Aims
Randomized controlled trials (RCTs) comparing computer-aided detection (CADe) systems with standard high-definition colonoscopy exhibit marked variability in adenoma detection rate (ADR) across control (non-AI) arms. Since baseline ADR directly determines the magnitude of the apparent benefit of CADe, understanding the sources of variability in human ADR is essential for interpreting AI-assisted performance. This study aimed to quantify the pooled ADR of control arms in CADe RCTs and to identify the study-level factors explaining its heterogeneity through meta-regression.
Methods
We included all control groups from RCTs comparing standard colonoscopy with any CADe platform. The primary outcome was pooled ADR, calculated using a random-effects model. Secondary outcomes included polyp detection rate (PDR) and adenoma miss rate (AMR). Heterogeneity was quantified using the inconsistency index (I²). Mixed-effects meta-regression explored associations between ADR and predefined moderators including patient age, sex, geographic region, study design, clinical setting, endoscopist experience, baseline ADR, and withdrawal time.
Results
Forty-two control arms were analyzed. The pooled ADR was 0.35 (95% CI, 0.30–0.41), with considerable heterogeneity (I² = 96.8%). The pooled PDR was 0.50 (95% CI, 0.44–0.55), while the pooled AMR was 0.37 (95% CI, 0.33–0.40), again with considerable heterogeneity (I² = 97.0%). Meta-regression demonstrated that age (p<0.001), male sex proportion (p=0.005), geographic region (p=0.009), clinical setting (p=0.001), baseline ADR (p=0.005), and withdrawal time (p<0.001) were the strongest predictors of variability in human ADR. In selected models, these covariates explained up to 89.7% of the between-study variance.

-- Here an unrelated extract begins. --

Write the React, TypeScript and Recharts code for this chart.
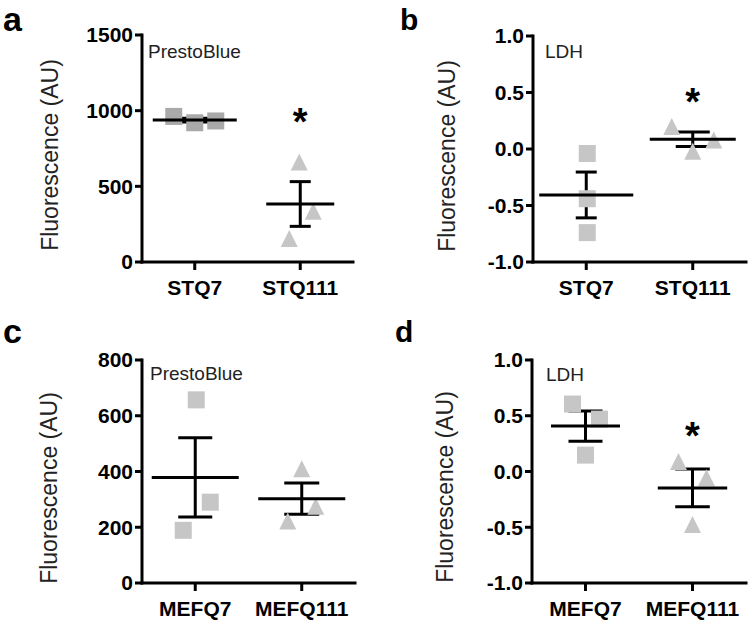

Table 1. Meta-regression analysis investigating study-level factors associated with ADR.
|
Covariates |
Number of studies |
Beta coefficient ± SE |
Adjusted R2 (%) |
P value |
|
Age |
42 |
1.017 ± 0.002 |
67.0 |
<0.001 |
|
Sex (male) |
42 |
1.006 ± 0.002 |
15.3 |
0.005 |
|
Region |
42 |
0.887 ± 0.039 |
20.9 |
0.009 |
|
Study design (Monocentric vs Multicentric) |
42 |
1.089 ± 0.050 |
7.0 |
0.070 |
|
Analysis (PP vs ITT) |
42 |
0.950 ± 0.048 |
-1.0 |
0.320 |
|
Setting (screening/surveillance vs diagnostic) |
41 |
0.865 ± 0.037 |
26.8 |
0.001 |
|
Screening population ≥50% |
38 |
1.035 ± 0.048 |
-0.6 |
0.466 |
|
Endoscopist training level |
40 |
1.012 ± 0.030 |
-3.3 |
0.698 |
|
Baseline ADR |
11 |
1.490 ± 0.163 |
89.7 |
0.005 |
|
Withdrawal time |
41 |
1.030 ± 0.005 |
61.2 |
<0.001 |
Abbreviations: SE=Standard Error; R2=Relative reduction in between-study variance: the value indicates the proportion of between study variance explained by covariate.
Conclusions
ADR in standard colonoscopy arms of CADe RCTs is highly heterogeneous, reflecting demographic, contextual, and procedural quality differences across studies. This extreme baseline variability substantially shapes the observed effect size of CADe systems, highlighting the need to contextualize AI performance against the intrinsic variability of human detection.